Credit: Getty Images

Credit: Getty Images

If there was ever a moment when adland was forced to recognise that it could no longer take a devil-may-care approach to financial management, it occurred in November 1980 at the Old Bailey.

But why a clutch of senior executives from what was then the UK’s hottest agency – among them, Sir Frank Lowe – found themselves in the dock charged with tax fiddling remains the subject of debate.

Some involved maintain that the prosecution of Collett Dickenson Pearce was petty vindictiveness by the Inland Revenue.

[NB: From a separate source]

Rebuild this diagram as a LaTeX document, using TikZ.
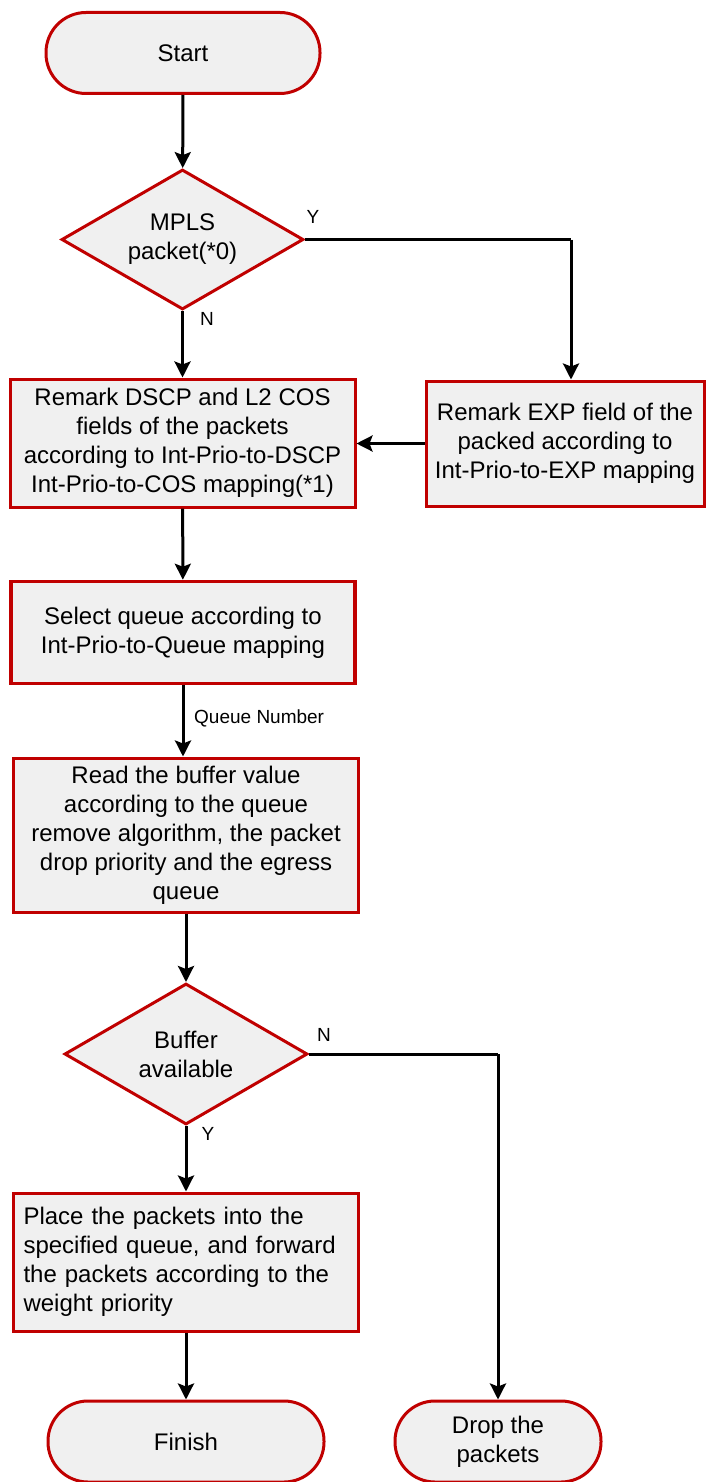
\documentclass[tikz,border=0pt]{standalone}
\usepackage{fontspec}
\setmainfont{Liberation Sans}
\usetikzlibrary{shapes.geometric,arrows.meta}
\definecolor{boxred}{HTML}{C00000}
\definecolor{boxfill}{HTML}{F0F0F0}
\begin{document}
\begin{tikzpicture}[x=1pt, y=-1pt,
    every node/.style={font=\fontsize{24}{29}\selectfont},
    term/.style={draw=boxred, fill=boxfill, line width=3pt, rounded corners=40pt, align=center, minimum height=81pt},
    proc/.style={draw=boxred, fill=boxfill, line width=3pt, align=center, minimum width=345pt},
    cond/.style={draw=boxred, fill=boxfill, line width=3pt, diamond, aspect=1.75, inner sep=0pt, align=center},
    lbl/.style={font=\fontsize{19}{22}\selectfont, inner sep=0pt},
    flow/.style={line width=3pt, -{Stealth[length=16pt, width=16pt, inset=3pt]}},
    line/.style={line width=3pt}]
  \useasboundingbox (0,0) rectangle (705,1482);
  \node[term, minimum width=274pt] (start) at (183,53) {Start};
  \node[cond, minimum width=242pt, minimum height=140pt] (mpls) at (182.5,239.5) {MPLS\\packet(*0)};
  \node[proc, minimum height=128pt] (remark) at (182.5,443) {Remark DSCP and L2 COS\\fields of the packets\\according to Int-Prio-to-DSCP\\Int-Prio-to-COS mapping(*1)};
  \node[proc, minimum width=278pt, minimum height=125pt] (exp) at (565,443.5) {Remark EXP field of the\\packed according to\\Int-Prio-to-EXP mapping};
  \node[proc, line width=3.5pt, minimum width=344pt, minimum height=102pt] (select) at (183,632.5) {Select queue according to\\Int-Prio-to-Queue mapping};
  \node[proc, minimum height=154pt] (readbuf) at (186,835) {Read the buffer value\\according to the queue\\remove algorithm, the packet\\drop priority and the egress\\queue};
  \node[cond, minimum width=243pt, minimum height=141pt] (buffer) at (186,1054) {Buffer\\available};
  \node[proc, minimum height=138pt, text width=325pt, align=left] (place) at (186,1262) {Place the packets into the\\specified queue, and forward\\the packets according to the\\weight priority};
  \node[term, minimum width=276pt] (finish) at (186,1441.5) {Finish};
  \node[term, minimum width=206pt] (drop) at (498,1441.5) {Drop the\\packets};

  \node[lbl] (ympls) at (313,217) {Y};
  \node[lbl] (nmpls) at (207,319) {N};
  \node[lbl, anchor=west] (qnum) at (194,718) {Queue Number};
  \node[lbl] (nbuf) at (324,1035) {N};
  \node[lbl] (ybuf) at (208,1134) {Y};

  \coordinate (yturn) at (571,239.5);
  \coordinate (nturn) at (498,1054);
  \draw[flow] (start) -- (mpls);
  \draw[flow] (mpls) -- (remark);
  \draw[line] (mpls.east) -- (yturn);
  \draw[flow] (yturn) -- (yturn |- exp.north);
  \draw[flow] (exp.west) -- (exp.west -| remark.east);
  \draw[flow] (remark) -- (select);
  \draw[flow] (select.south) -- (select.south |- readbuf.north);
  \draw[flow] (readbuf) -- (buffer);
  \draw[flow] (buffer) -- (place);
  \draw[flow] (place) -- (finish);
  \draw[line] (buffer.east) -- (nturn);
  \draw[flow] (nturn) -- (drop);
\end{tikzpicture}
\end{document}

Whatever the truth, the case had a deep psy­chological effect. "It changed the agency fundamentally," an ex-staffer recalls.

The story began in 1978 when a clerk in CDP’s finance department blew the whistle on PAYE and staff benefit transgressions to the IR.

More than three decades later, some former CDP managers believe the agency was picked on by IR bosses determined to bring a free-spending ad industry to heel.

Events began badly for CDP when a memo headed "How to avoid paying income tax" came to the IR’s attention. "The memo suggested nothing that was illegal," a former manager remembers. "But it technically implied an intention to defraud."

At one stage, IR investigators asked all the agency directors to sign papers confirming their assertions that they had no knowledge of any financial wrongdoings. "Our lawyers advised us to sign, so we did," one ex-director says. "If we’d been properly advised, we would never have done so."

The investigation culminated in prosecutions against Lowe, CDP’s managing director, and the founding partners John Pearce and Ronnie Dickenson. They were fined a total of £15,000 while CDP was fined £150,000.